The manufactory of nitro-glycerine on the Arran shore is the emblem of the world which calls itself Christian. No doubt the canny Scots who are enriched by it go to their kirk religiously, are elders of it, very likely, and if they saw a boy trundle a hoop, or a girl use a needle on the Sabbath day, would think they saw a crime, and would summon and chastise the sinners. Pontius Pilate was afraid and ashamed when he had condemned an innocent man; but the modern followers of Christ have neither fear nor shame when they pile up gold on gold in their bankers’ cellars through the death which they have manufactured and sold, indifferent though it should strike down a thousand innocent men.

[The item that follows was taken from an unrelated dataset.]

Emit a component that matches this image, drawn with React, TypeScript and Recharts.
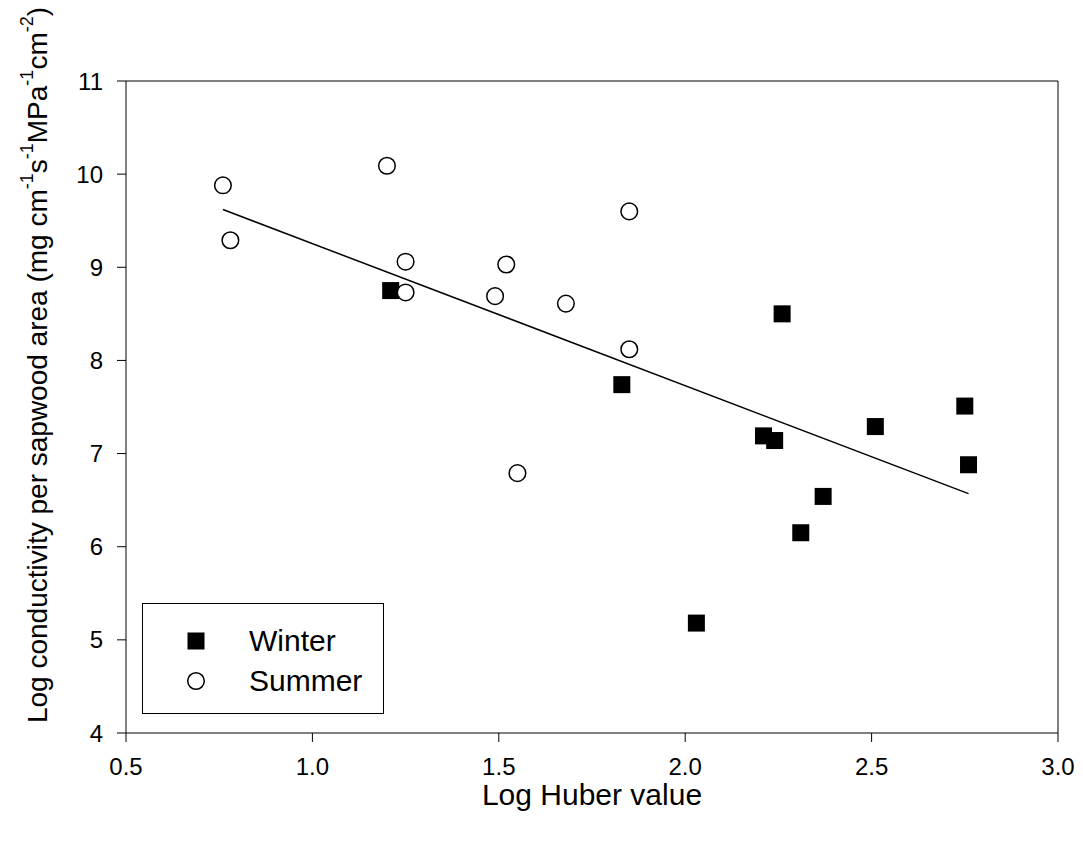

Even of death Christianity has made a terror which was unknown to the gay calmness of the Pagan and the stoical repose of the Indian. Never has death been the cause of such craven timidity as in the Christian world, to which, if Christians believed any part of what they profess, it would be the harbinger of glad tidings, the welcome messenger of a more perfect life. To visionaries like Catherine of Siena, it may have been so at times, but to the masses of men and women professing the Christian faith, death has been and is the King of Terrors, from whose approach they cower in an agony which Petronius Arbiter would have ridiculed, and Socrates and Seneca have scorned. The Greek and the Latin gave dignity to death, and awaited it with philosophy and peace; but the Christian beholds in it innumerable fears like a child’s terror of ghosts in darkness, and by the manner of the funeral rites with which he celebrates it contrives to make grotesque even that mute majesty which rests with the dead slave as much as with the dead emperor.